Life is all about change. Many things have changed within the past year but I wouldn’t go as far to say that I have changed.
There are things I struggle with everyday. Lately it has been about laziness vs. depression. Is depression real? Is what I am feeling “depression?” Is this just a cop-out?
Life is also about choices but I wouldn’t say that I choose to be this way.
Friday I had my yearly review at work. I’ve been with the company since June 2009. There are definitely some pros and cons with the way I work. Attendance and tardiness is something that I have struggled with my whole life. Always missing school or being late to school. Losing jobs because of being late and or absent. This is actually the longest I have been employed at one job. I haven’t missed many days. I’m rarely sick in the conventional sense so that isn’t ever an excuse for me to miss work.
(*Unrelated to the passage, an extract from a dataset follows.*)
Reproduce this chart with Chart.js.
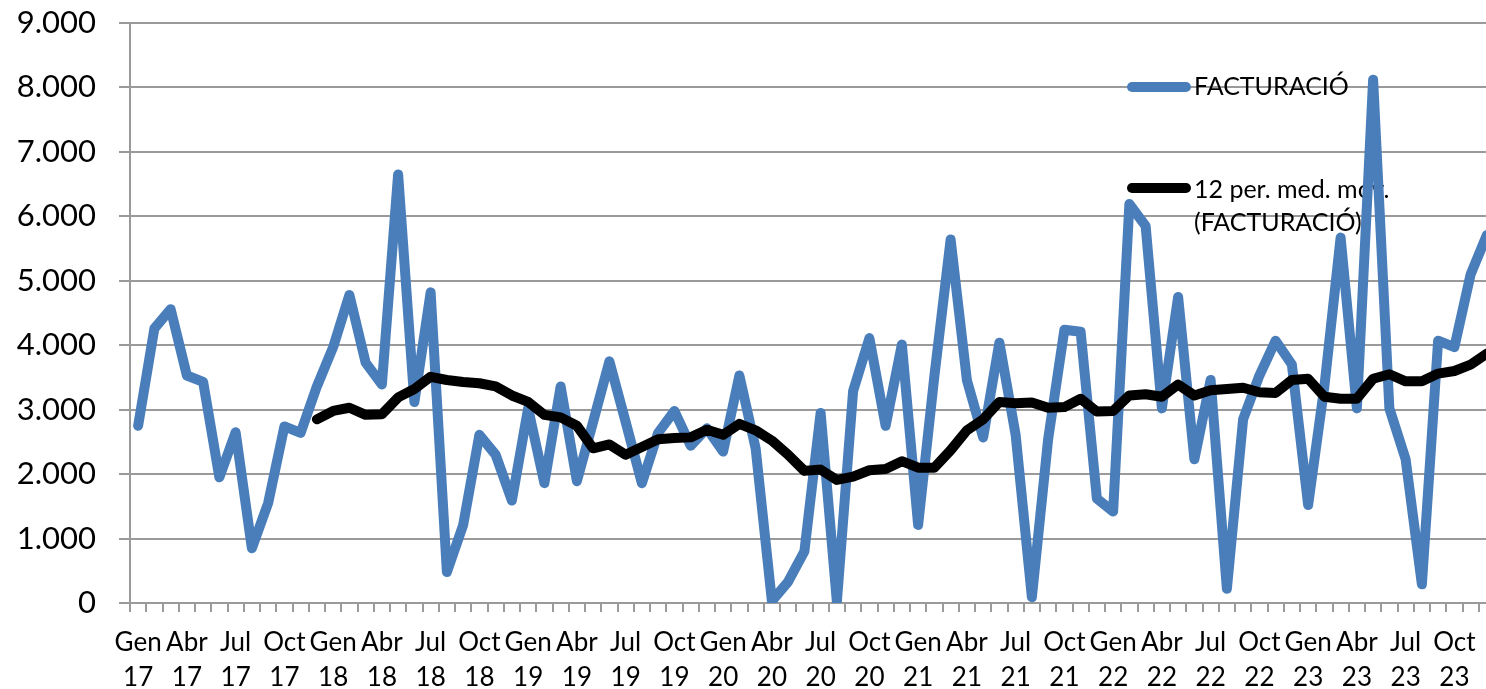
<!DOCTYPE html>
<html>
<head>
<meta charset="utf-8">
<script src="https://cdn.jsdelivr.net/npm/chart.js@4"></script>
<style>
  html, body { margin: 0; padding: 0; background: #fff; overflow: hidden; }
</style>
</head>
<body>
<canvas id="facturacioChart" width="1500" height="689"></canvas>
<script>
// mesos (Gen 17 - Des 23)
var monthNames = ['Gen', 'Feb', 'Mar', 'Abr', 'Mai', 'Jun', 'Jul', 'Ago', 'Set', 'Oct', 'Nov', 'Des'];
var years = ['17', '18', '19', '20', '21', '22', '23'];

var facturacio = [
    2750, 4260, 4560, 3530, 3430, 1950, 2650, 850, 1550, 2740, 2640, 3360,
    3970, 4780, 3730, 3390, 6650, 3120, 4820, 480, 1210, 2610, 2300, 1590,
    3020, 1860, 3360, 1890, 2810, 3750, 2810, 1860, 2640, 2980, 2440, 2710,
    2350, 3530, 2400, 30, 330, 800, 2950, 20, 3290, 4110, 2750, 4010,
    1210, 3520, 5640, 3460, 2570, 4040, 2610, 90, 2540, 4240, 4210, 1620,
    1420, 6190, 5850, 3020, 4750, 2230, 3460, 220, 2850, 3530, 4070, 3700,
    1520, 3360, 5670, 3020, 8120, 3020, 2230, 290, 4070, 3970, 5100, 5710
];

// mitjana mòbil de 12 períodes, llegida del gràfic
var mitjanaMobil = [
    null, null, null, null, null, null, null, null, null, null, null, 2850,
    2980, 3030, 2920, 2930, 3190, 3320, 3510, 3460, 3430, 3410, 3360, 3220,
    3120, 2920, 2880, 2750, 2400, 2460, 2300, 2420, 2540, 2560, 2570, 2690,
    2610, 2780, 2680, 2520, 2300, 2050, 2070, 1910, 1960, 2060, 2080, 2200,
    2100, 2100, 2370, 2680, 2850, 3120, 3100, 3110, 3030, 3040, 3170, 2970,
    2980, 3220, 3240, 3200, 3390, 3220, 3300, 3320, 3340, 3270, 3260, 3460,
    3480, 3200, 3170, 3170, 3480, 3550, 3440, 3440, 3560, 3600, 3700, 3870
];

var yTicks = [0, 1000, 2000, 3000, 4000, 5000, 6000, 7000, 8000, 9000];

var labels = [];
years.forEach(y => monthNames.forEach(m => labels.push(m + ' ' + y)));

var blue = '#4a7ebb';
var gridColor = '#9a9a9a';

function thousands(v) {
    return String(v).replace(/\B(?=(\d{3})+(?!\d))/g, '.');
}

// llegenda dins del gràfic, dibuixada sota les línies
var insideLegend = {
    id: 'insideLegend',
    beforeDatasetsDraw(chart) {
        var ctx = chart.ctx;
        var items = [
            { color: blue, lineY: 87, lines: ['FACTURACIÓ'], baseY: 95 },
            { color: '#000', lineY: 188, lines: ['12 per. med. móv.', '(FACTURACIÓ)'], baseY: 198 }
        ];
        ctx.save();
        items.forEach(it => {
            ctx.strokeStyle = it.color;
            ctx.lineWidth = 10;
            ctx.lineCap = 'round';
            ctx.beginPath();
            ctx.moveTo(1132, it.lineY);
            ctx.lineTo(1186, it.lineY);
            ctx.stroke();
            ctx.fillStyle = '#000';
            ctx.font = '25px Lato';
            ctx.textBaseline = 'alphabetic';
            ctx.textAlign = 'left';
            it.lines.forEach((t, i) => ctx.fillText(t, 1194, it.baseY + i * 33));
        });
        ctx.restore();
    }
};

var ctx = document.getElementById('facturacioChart').getContext('2d');
var chart = new Chart(ctx, {
    type: 'line',
    data: {
        labels: labels,
        datasets: [{
            label: 'FACTURACIÓ',
            data: facturacio,
            borderColor: blue,
            borderWidth: 10,
            borderJoinStyle: 'round',
            borderCapStyle: 'round',
            pointRadius: 0,
            tension: 0,
            order: 2
        }, {
            label: '12 per. med. móv. (FACTURACIÓ)',
            data: mitjanaMobil,
            borderColor: '#000',
            borderWidth: 10,
            borderJoinStyle: 'round',
            borderCapStyle: 'round',
            pointRadius: 0,
            tension: 0,
            order: 1
        }]
    },
    options: {
        responsive: false,
        animation: false,
        layout: { padding: { top: 23, right: 5, bottom: 0, left: 0 } },
        plugins: {
            legend: { display: false },
            tooltip: { enabled: false }
        },
        scales: {
            x: {
                offset: true,
                grid: {
                    offset: true,
                    drawOnChartArea: false,
                    drawTicks: true,
                    tickLength: 9,
                    color: gridColor,
                    lineWidth: 2
                },
                border: { color: gridColor, width: 2 },
                ticks: {
                    autoSkip: false,
                    maxRotation: 0,
                    color: '#000',
                    padding: 13,
                    font: { family: 'Lato', size: 26, lineHeight: 1.346 },
                    callback: function (v, i) {
                        return i % 3 === 0 ? [monthNames[i % 12], years[Math.floor(i / 12)]] : '';
                    }
                },
                afterFit: function (scale) {
                    scale.height = 86;
                    scale.paddingLeft = 0;
                    scale.paddingRight = 0;
                }
            },
            y: {
                min: 0,
                max: 9000,
                afterBuildTicks: function (scale) {
                    scale.ticks = yTicks.map(v => ({ value: v }));
                },
                grid: {
                    color: gridColor,
                    lineWidth: 2,
                    tickLength: 11
                },
                border: { color: gridColor, width: 2 },
                ticks: {
                    color: '#000',
                    padding: 23,
                    font: { family: 'Lato', size: 31 },
                    callback: function (v) { return thousands(v); }
                },
                afterFit: function (scale) {
                    scale.width = 130;
                    scale.paddingTop = 0;
                    scale.paddingBottom = 0;
                }
            }
        }
    },
    plugins: [insideLegend]
});
</script>
</body>
</html>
Usually it is because I do not want (or can’t?) get out of bed. So I am late. Some days it’s 2 minutes other days it’s several hours. Obviously some days are better than others. Monday being the worst. C’est la vie.
But I want change. I want to do something about this. Sometimes I think maybe I’m bipolar because I go through these phases where I intensely organize how I am going to achieve all these fantastic things that I never end up doing. I spend hours and hours planning but never follow through. One might say because I simply enjoy planning and organizing… but is it something more than that?